◆ Task prompt
Transcribe all the records exactly and omit any images they hold.

(Data records)
········

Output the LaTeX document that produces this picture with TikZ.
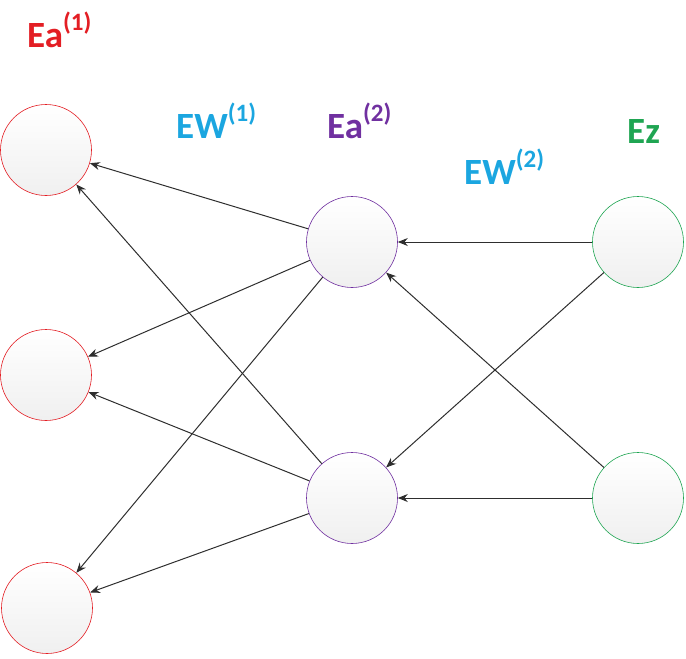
\documentclass[tikz,border=0pt]{standalone}
\usepackage{fontspec}
\setmainfont{Carlito}
\usetikzlibrary{arrows.meta}
\definecolor{cred}{HTML}{E31E24}
\definecolor{ccyan}{HTML}{1BA6E0}
\definecolor{cpurple}{HTML}{7030A0}
\definecolor{cgreen}{HTML}{1FA552}
\definecolor{cline}{HTML}{2E2E2E}
\newcommand{\lbl}[2]{\fontsize{37}{37}\selectfont\bfseries #1\raisebox{17pt}{\fontsize{25}{25}\selectfont\bfseries (#2)}}
\begin{document}
\begin{tikzpicture}[x=1pt,y=-1pt,
  neuron/.style={circle,minimum size=91pt,inner sep=0pt,line width=0.6pt,
    top color=white,bottom color=black!6},
  lab/.style={anchor=base west,inner sep=0pt},
  arr/.style={draw=cline,line width=1pt,-{Stealth[length=10pt,width=8pt]}}]
\useasboundingbox (0,0) rectangle (686,659);
\node[neuron,draw=cred] (L1) at (46,150) {};
\node[neuron,draw=cred] (L2) at (46,375) {};
\node[neuron,draw=cred] (L3) at (47,608) {};
\node[neuron,draw=cpurple] (M1) at (352,242) {};
\node[neuron,draw=cpurple] (M2) at (352,498) {};
\node[neuron,draw=cgreen] (R1) at (638,242) {};
\node[neuron,draw=cgreen] (R2) at (638,498) {};
\node[lab,text=cred] (t1) at (27,47) {\lbl{Ea}{1}};
\node[lab,text=ccyan] (t2) at (176,138) {\lbl{EW}{1}};
\node[lab,text=cpurple] (t3) at (327,138) {\lbl{Ea}{2}};
\node[lab,text=ccyan] (t4) at (464,184) {\lbl{EW}{2}};
\node[lab,text=cgreen] (t5) at (627,143) {\fontsize{37}{37}\selectfont\bfseries Ez};
\foreach \s in {M1,M2}
  \foreach \t in {L1,L2,L3}
    \draw[arr] (\s) -- (\t);
\foreach \s in {R1,R2}
  \foreach \t in {M1,M2}
    \draw[arr] (\s) -- (\t);
\end{tikzpicture}
\end{document}
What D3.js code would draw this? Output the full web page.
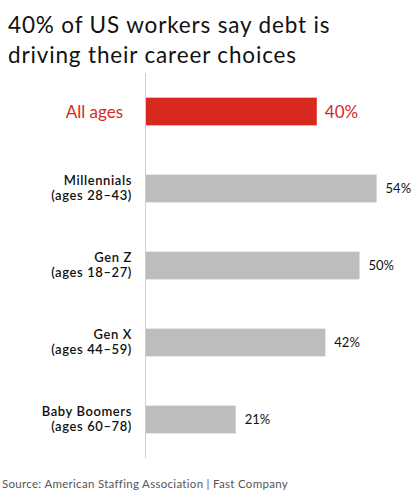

········

◆ The output
Output the LaTeX document that produces this picture with TikZ.
\documentclass[tikz,border=0pt]{standalone}
\usepackage{fontspec}
\setmainfont{Carlito}
\usetikzlibrary{arrows.meta}
\definecolor{cred}{HTML}{E31E24}
\definecolor{ccyan}{HTML}{1BA6E0}
\definecolor{cpurple}{HTML}{7030A0}
\definecolor{cgreen}{HTML}{1FA552}
\definecolor{cline}{HTML}{2E2E2E}
\newcommand{\lbl}[2]{\fontsize{37}{37}\selectfont\bfseries #1\raisebox{17pt}{\fontsize{25}{25}\selectfont\bfseries (#2)}}
\begin{document}
\begin{tikzpicture}[x=1pt,y=-1pt,
  neuron/.style={circle,minimum size=91pt,inner sep=0pt,line width=0.6pt,
    top color=white,bottom color=black!6},
  lab/.style={anchor=base west,inner sep=0pt},
  arr/.style={draw=cline,line width=1pt,-{Stealth[length=10pt,width=8pt]}}]
\useasboundingbox (0,0) rectangle (686,659);
\node[neuron,draw=cred] (L1) at (46,150) {};
\node[neuron,draw=cred] (L2) at (46,375) {};
\node[neuron,draw=cred] (L3) at (47,608) {};
\node[neuron,draw=cpurple] (M1) at (352,242) {};
\node[neuron,draw=cpurple] (M2) at (352,498) {};
\node[neuron,draw=cgreen] (R1) at (638,242) {};
\node[neuron,draw=cgreen] (R2) at (638,498) {};
\node[lab,text=cred] (t1) at (27,47) {\lbl{Ea}{1}};
\node[lab,text=ccyan] (t2) at (176,138) {\lbl{EW}{1}};
\node[lab,text=cpurple] (t3) at (327,138) {\lbl{Ea}{2}};
\node[lab,text=ccyan] (t4) at (464,184) {\lbl{EW}{2}};
\node[lab,text=cgreen] (t5) at (627,143) {\fontsize{37}{37}\selectfont\bfseries Ez};
\foreach \s in {M1,M2}
  \foreach \t in {L1,L2,L3}
    \draw[arr] (\s) -- (\t);
\foreach \s in {R1,R2}
  \foreach \t in {M1,M2}
    \draw[arr] (\s) -- (\t);
\end{tikzpicture}
\end{document}
What D3.js code would draw this? Output the full web page.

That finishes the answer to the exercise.